El 2013 deja una sensación de descontento con nuestro ordenamiento penal, expresado en críticas a resoluciones de tribunales (como el caso de la toma al Congreso o de la colusión de las farmacias); o en la controversia generada por iniciativas legales, como la propuesta de observatorio judicial o la “Ley Hinzpeter”. Lamentablemente, se instaló la noción de que “el problema penal” tiene que ver con las facultades policiales y con un cierto garantismo de los tribunales. Eso es omitir el problema de fondo: tenemos un código penal anacrónico, sumado a una política criminal reactiva a lo mediático, que tiende a legislar para el caso particular.
La legitimidad del ordenamiento criminal no tiene que ver sólo con la dureza de las penas, o con el control a los magistrados. El desafío está en cómo nos dotamos de un sistema punitivo que proteja eficazmente ciertos bienes jurídicos, y sea capaz de reaccionar en la medida adecuada, sin vulnerar las garantías individuales de los ciudadanos. Lo anterior supone definir tres cuestiones básicas. Primero, qué bienes jurídicos merecen tutela penal. Hoy las personas están expuestas a nuevos riesgos que el ordenamiento no pudo prever. Nuevas tecnologías, productos defectuosos, y nuevas dinámicas económicas, imponen la pregunta sobre la inserción de nuevos bienes jurídicos al catálogo de tipos penales.

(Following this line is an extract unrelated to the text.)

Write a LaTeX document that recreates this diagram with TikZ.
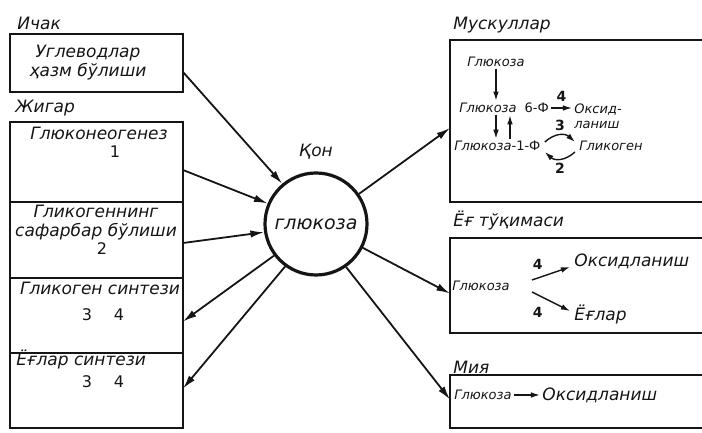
\documentclass[tikz,border=0pt]{standalone}
\usepackage{fontspec}
\setmainfont{DejaVu Sans}
\usepackage{tikz}
\usetikzlibrary{arrows.meta,positioning}
\definecolor{cink}{HTML}{151515}
\newcommand{\txtfont}{\fontsize{8.5}{9.5}\selectfont\itshape}
\newcommand{\smfont}{\fontsize{6.5}{7.5}\selectfont\itshape}
\newcommand{\bigfont}{\fontsize{9.5}{10}\selectfont\itshape}
\newcommand{\numfont}{\fontsize{8}{9}\selectfont\upshape}
\newcommand{\upsm}{\fontsize{6.5}{7.5}\selectfont\upshape}
\newcommand{\bnumfont}{\fontsize{7}{8}\selectfont\bfseries\upshape}
\tikzset{
  orgbox/.style={draw=cink, line width=0.7pt, minimum width=86.5pt, inner sep=0pt,
                 outer sep=0pt},
  sidebox/.style={draw=cink, line width=0.7pt, minimum width=130pt, inner sep=0pt,
                  outer sep=0pt, anchor=north west},
  orglbl/.style={font=\txtfont, text=cink, anchor=west, inner sep=1pt},
  ntxt/.style={font=\txtfont, text=cink, inner sep=1pt, align=center},
  nsm/.style={font=\smfont, text=cink, inner sep=1pt, anchor=west},
  nnum/.style={font=\numfont, text=cink, inner sep=1pt},
  nbold/.style={font=\bnumfont, text=cink, inner sep=1pt},
  nblood/.style={circle, draw=cink, line width=1.6pt, minimum size=51pt, inner sep=0pt,
                 font=\bigfont, text=cink},
  flow/.style={-{Latex[length=2.4mm, width=1.3mm]}, line width=0.9pt, draw=cink},
  flowi/.style={-{Latex[length=1.6mm, width=1mm]}, line width=0.7pt, draw=cink},
}
\begin{document}
\begin{tikzpicture}[x=0.5pt, y=0.5pt, node distance=0pt]
  \useasboundingbox (0,0) rectangle (702,433);
  \node[orglbl] (lichak) at (15,410) {Ичак};
  \node[orgbox, minimum height=29pt, anchor=north west] (ichak) at (10,399) {};
  \node[ntxt] (tichak) at (88,370.5) {Углеводлар\\ҳазм бўлиши};
  \node[orglbl] (ljigar) at (13,325) {Жигар};
  \node[orgbox, minimum height=40pt, anchor=north west] (j1) at (10,311) {};
  \node[orgbox, minimum height=38pt, below=of j1] (j2) {};
  \node[orgbox, minimum height=37.5pt, below=of j2] (j3) {};
  \node[orgbox, minimum height=37.5pt, below=of j3] (j4) {};
  \node[ntxt] (tj1) at (99,300) {Глюконеогенез};
  \node[nnum] (nj1) at (115,281) {1};
  \node[ntxt] (tj2) at (96,210) {Гликогеннинг\\сафарбар бўлиши};
  \node[nnum] (nj2) at (102,184) {2};
  \node[ntxt] (tj3) at (100,145) {Гликоген синтези};
  \node[nnum] (nj3) at (103,118) {3\hspace{11pt}4};
  \node[orglbl] (tj4) at (14,73) {Ёғлар синтези};
  \node[nnum] (nj4) at (103,51) {3\hspace{11pt}4};

  \node[nblood] (qon) at (316,209) {глюкоза};
  \node[ntxt, above=5pt of qon] (lqon) {Қон};

  \node[orglbl] (lmusk) at (451,408) {Мускуллар};
  \node[sidebox, minimum height=81pt] (musk) at (450,393) {};
  \node[nsm] (mglu) at (465,371) {Глюкоза};
  \node[nsm] (mg6) at (457,325) {Глюкоза\hspace{4pt}\upsm 6-Ф};
  \node[nsm, align=left] (moks) at (572,317) {Оксид-\\ланиш};
  \node[nsm] (mg1) at (452,287) {Глюкоза\upsm -1-Ф};
  \node[nsm] (mglik) at (577,287) {Гликоген};
  \draw[flowi] (mglu.south) -- (mglu.south |- mg6.north);
  \draw[flowi] (mg6.east) -- (mg6.east -| moks.west) node[nbold, midway, above=2pt] {4};
  \draw[flowi] (mg6.south -| mglu.south) -- (mg1.north -| mglu.south);
  \draw[flowi] ([xshift=7pt]mg1.north -| mglu.south) -- ([xshift=7pt]mg6.south -| mglu.south);
  \draw[flowi] ([xshift=1pt,yshift=2pt]mg1.east) .. controls +(10,9) and +(-10,9) ..
    ([xshift=-1pt,yshift=2pt]mglik.west) node[nbold, midway, above=1pt] {3};
  \draw[flowi] ([xshift=-1pt,yshift=-3pt]mglik.west) .. controls +(-10,-9) and +(10,-9) ..
    ([xshift=1pt,yshift=-3pt]mg1.east) node[nbold, midway, below=1pt] {2};

  \node[orglbl] (lyog) at (451,212) {Ёғ тўқимаси};
  \node[sidebox, minimum height=47.5pt] (yog) at (450,195) {};
  \node[nsm] (yglu) at (450,147) {Глюкоза};
  \node[orglbl] (yoks) at (572,172) {Оксидланиш};
  \node[orglbl] (yegl) at (572,118) {Ёғлар};
  \draw[flowi] ([xshift=10pt,yshift=3pt]yglu.east) -- ([xshift=-1pt,yshift=-3pt]yoks.west)
    node[nbold, pos=0.15, above=3pt] {4};
  \draw[flowi] ([xshift=10pt,yshift=-3pt]yglu.east) -- ([xshift=-1pt,yshift=2pt]yegl.west)
    node[nbold, pos=0.15, below=5pt] {4};

  \node[orglbl] (lmiya) at (451,66) {Мия};
  \node[sidebox, minimum height=26.5pt] (miya) at (450,58) {};
  \node[nsm] (bglu) at (452,38) {Глюкоза};
  \node[orglbl] (boks) at (540,38) {Оксидланиш};
  \draw[flowi] (bglu.east) -- (boks.west);

  \draw[flow] ([yshift=-4.5pt]ichak.east) -- (qon.130);
  \draw[flow] ([yshift=-4pt]j1.east) -- (qon.157);
  \draw[flow] ([yshift=-1.5pt]j2.east) -- (qon.189);
  \draw[flow] (qon.217) -- ([yshift=-3pt]j3.east);
  \draw[flow] (qon.234) -- ([yshift=1pt]j4.east);
  \draw[flow] (qon.35) -- ([yshift=-3.5pt]musk.west);
  \draw[flow] (qon.-27) -- ([yshift=-4pt]yog.west);
  \draw[flow] (qon.-55) -- ([yshift=1pt]miya.west);
\end{tikzpicture}
\end{document}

No se trata de expandir indiscriminadamente el alcance del Derecho Penal, sino de redefinirlo de manera armónica, incluyendo -y excluyendo también- conductas percibidas como delictivas, pero que al no estar tipificadas, generan la sensación de impunidad -o de sanción- injustificada.
El segundo desafío apunta a la proporcionalidad de las penas. El discurso de la seguridad ciudadana ha llevado a exacerbar la sanción a los delitos contra la propiedad individual en desmedro de otras conductas, lo que genera incentivos a fiscales y magistrados a buscar soluciones materialmente más justas. Es ahí que se originan las críticas al caso de la colusión de las farmacias o la toma del Congreso.
Por último, falta repensar el sistema penitenciario, y el modo de cumplir las penas, para adecuarlos a los requerimientos de dignidad, justicia, reinserción y reparación del daño causado que subyacen al ejercicio del poder punitivo del Estado.
Todo lo anterior es lento, caro e impopular, pero sin duda necesario para modernizar y legitimar el ordenamiento criminal. Mientras ello no ocurra, todo lo demás es populismo penal.